# Stated goal
Restate each line word for word. Leave out every picture.
** start of Data segment **
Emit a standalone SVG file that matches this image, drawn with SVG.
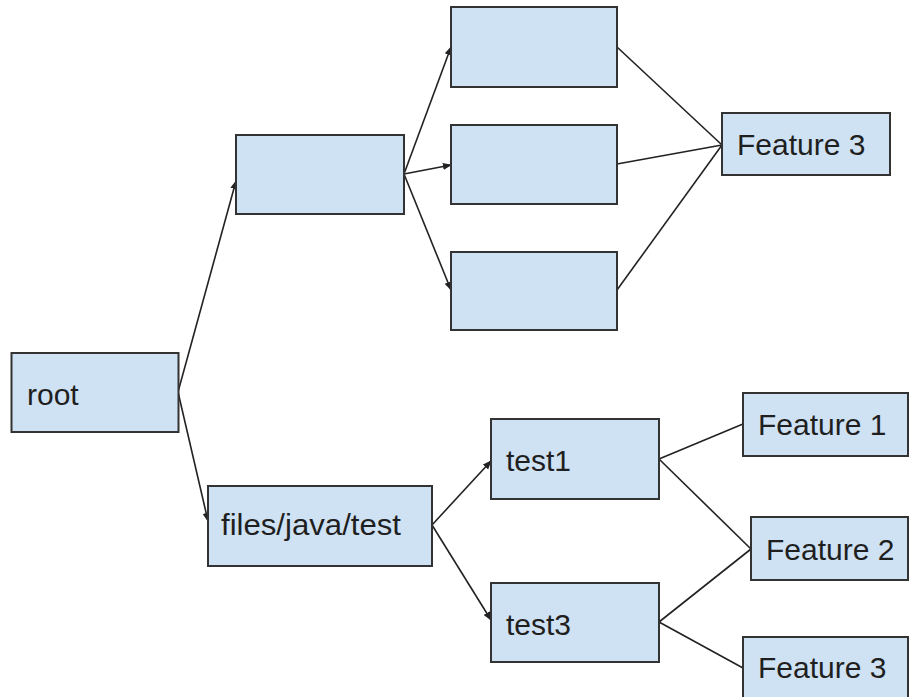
<svg xmlns="http://www.w3.org/2000/svg" width="909" height="697" viewBox="0 0 909 697">
  <defs>
    <style>
      .box { fill: #cfe2f3; stroke: #333333; stroke-width: 2; }
      .lbl { font-family: "Liberation Sans", Arial, sans-serif; font-size: 30px; fill: #1f1f1f; }
      .edge { fill: none; stroke: #222222; stroke-width: 1.6; }
    </style>
    <marker id="arrow" viewBox="0 0 10 10" refX="9" refY="5" markerWidth="9" markerHeight="9" markerUnits="userSpaceOnUse" orient="auto">
      <path d="M0,1 L10,5 L0,9 z" fill="#222222"/>
    </marker>
  </defs>

  <rect width="909" height="697" fill="#ffffff"/>

  <g id="connectors">
    <line class="edge" x1="178" y1="392" x2="236" y2="181" marker-end="url(#arrow)"/>
    <line class="edge" x1="178" y1="392" x2="208" y2="521" marker-end="url(#arrow)"/>
    <line class="edge" x1="404" y1="174" x2="451" y2="47" marker-end="url(#arrow)"/>
    <line class="edge" x1="404" y1="174" x2="451" y2="165" marker-end="url(#arrow)"/>
    <line class="edge" x1="404" y1="174" x2="451" y2="290" marker-end="url(#arrow)"/>
    <line class="edge" x1="617" y1="47" x2="722" y2="145"/>
    <line class="edge" x1="617" y1="164" x2="722" y2="145"/>
    <line class="edge" x1="617" y1="290" x2="722" y2="145"/>
    <line class="edge" x1="432" y1="525" x2="491" y2="461" marker-end="url(#arrow)"/>
    <line class="edge" x1="432" y1="525" x2="491" y2="620" marker-end="url(#arrow)"/>
    <line class="edge" x1="659" y1="459" x2="743" y2="424"/>
    <line class="edge" x1="659" y1="459" x2="751" y2="549"/>
    <line class="edge" x1="659" y1="622" x2="751" y2="549"/>
    <line class="edge" x1="659" y1="622" x2="743" y2="668"/>
  </g>

  <g id="root">
    <rect class="box" x="11.5" y="353" width="167" height="79"/>
    <text class="lbl" x="27" y="405">root</text>
  </g>

  <g id="branch-top">
    <rect class="box" x="236" y="135" width="168" height="79"/>
  </g>

  <g id="leaf-top-1">
    <rect class="box" x="451" y="7" width="166" height="80"/>
  </g>
  <g id="leaf-top-2">
    <rect class="box" x="451" y="125" width="166" height="79"/>
  </g>
  <g id="leaf-top-3">
    <rect class="box" x="451" y="252" width="166" height="78"/>
  </g>

  <g id="feature-3-top">
    <rect class="box" x="722" y="113" width="168" height="62"/>
    <text class="lbl" x="737" y="155">Feature 3</text>
  </g>

  <g id="files-java-test">
    <rect class="box" x="208" y="486" width="224" height="80"/>
    <text class="lbl" x="221" y="535" textLength="180" lengthAdjust="spacingAndGlyphs">files/java/test</text>
  </g>

  <g id="test1">
    <rect class="box" x="491" y="419" width="168" height="80"/>
    <text class="lbl" x="506" y="471">test1</text>
  </g>

  <g id="test3">
    <rect class="box" x="491" y="583" width="168" height="79"/>
    <text class="lbl" x="506" y="635">test3</text>
  </g>

  <g id="feature-1">
    <rect class="box" x="743" y="393" width="165" height="63"/>
    <text class="lbl" x="758" y="435">Feature 1</text>
  </g>

  <g id="feature-2">
    <rect class="box" x="751" y="517" width="157" height="63"/>
    <text class="lbl" x="766" y="560">Feature 2</text>
  </g>

  <g id="feature-3-bottom">
    <rect class="box" x="743" y="637" width="165" height="70"/>
    <text class="lbl" x="758" y="678">Feature 3</text>
  </g>
</svg>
** end of Data segment **
# Solution for this problem
Emit a standalone SVG file that matches this image, drawn with SVG.
<svg xmlns="http://www.w3.org/2000/svg" width="909" height="697" viewBox="0 0 909 697">
  <defs>
    <style>
      .box { fill: #cfe2f3; stroke: #333333; stroke-width: 2; }
      .lbl { font-family: "Liberation Sans", Arial, sans-serif; font-size: 30px; fill: #1f1f1f; }
      .edge { fill: none; stroke: #222222; stroke-width: 1.6; }
    </style>
    <marker id="arrow" viewBox="0 0 10 10" refX="9" refY="5" markerWidth="9" markerHeight="9" markerUnits="userSpaceOnUse" orient="auto">
      <path d="M0,1 L10,5 L0,9 z" fill="#222222"/>
    </marker>
  </defs>

  <rect width="909" height="697" fill="#ffffff"/>

  <g id="connectors">
    <line class="edge" x1="178" y1="392" x2="236" y2="181" marker-end="url(#arrow)"/>
    <line class="edge" x1="178" y1="392" x2="208" y2="521" marker-end="url(#arrow)"/>
    <line class="edge" x1="404" y1="174" x2="451" y2="47" marker-end="url(#arrow)"/>
    <line class="edge" x1="404" y1="174" x2="451" y2="165" marker-end="url(#arrow)"/>
    <line class="edge" x1="404" y1="174" x2="451" y2="290" marker-end="url(#arrow)"/>
    <line class="edge" x1="617" y1="47" x2="722" y2="145"/>
    <line class="edge" x1="617" y1="164" x2="722" y2="145"/>
    <line class="edge" x1="617" y1="290" x2="722" y2="145"/>
    <line class="edge" x1="432" y1="525" x2="491" y2="461" marker-end="url(#arrow)"/>
    <line class="edge" x1="432" y1="525" x2="491" y2="620" marker-end="url(#arrow)"/>
    <line class="edge" x1="659" y1="459" x2="743" y2="424"/>
    <line class="edge" x1="659" y1="459" x2="751" y2="549"/>
    <line class="edge" x1="659" y1="622" x2="751" y2="549"/>
    <line class="edge" x1="659" y1="622" x2="743" y2="668"/>
  </g>

  <g id="root">
    <rect class="box" x="11.5" y="353" width="167" height="79"/>
    <text class="lbl" x="27" y="405">root</text>
  </g>

  <g id="branch-top">
    <rect class="box" x="236" y="135" width="168" height="79"/>
  </g>

  <g id="leaf-top-1">
    <rect class="box" x="451" y="7" width="166" height="80"/>
  </g>
  <g id="leaf-top-2">
    <rect class="box" x="451" y="125" width="166" height="79"/>
  </g>
  <g id="leaf-top-3">
    <rect class="box" x="451" y="252" width="166" height="78"/>
  </g>

  <g id="feature-3-top">
    <rect class="box" x="722" y="113" width="168" height="62"/>
    <text class="lbl" x="737" y="155">Feature 3</text>
  </g>

  <g id="files-java-test">
    <rect class="box" x="208" y="486" width="224" height="80"/>
    <text class="lbl" x="221" y="535" textLength="180" lengthAdjust="spacingAndGlyphs">files/java/test</text>
  </g>

  <g id="test1">
    <rect class="box" x="491" y="419" width="168" height="80"/>
    <text class="lbl" x="506" y="471">test1</text>
  </g>

  <g id="test3">
    <rect class="box" x="491" y="583" width="168" height="79"/>
    <text class="lbl" x="506" y="635">test3</text>
  </g>

  <g id="feature-1">
    <rect class="box" x="743" y="393" width="165" height="63"/>
    <text class="lbl" x="758" y="435">Feature 1</text>
  </g>

  <g id="feature-2">
    <rect class="box" x="751" y="517" width="157" height="63"/>
    <text class="lbl" x="766" y="560">Feature 2</text>
  </g>

  <g id="feature-3-bottom">
    <rect class="box" x="743" y="637" width="165" height="70"/>
    <text class="lbl" x="758" y="678">Feature 3</text>
  </g>
</svg>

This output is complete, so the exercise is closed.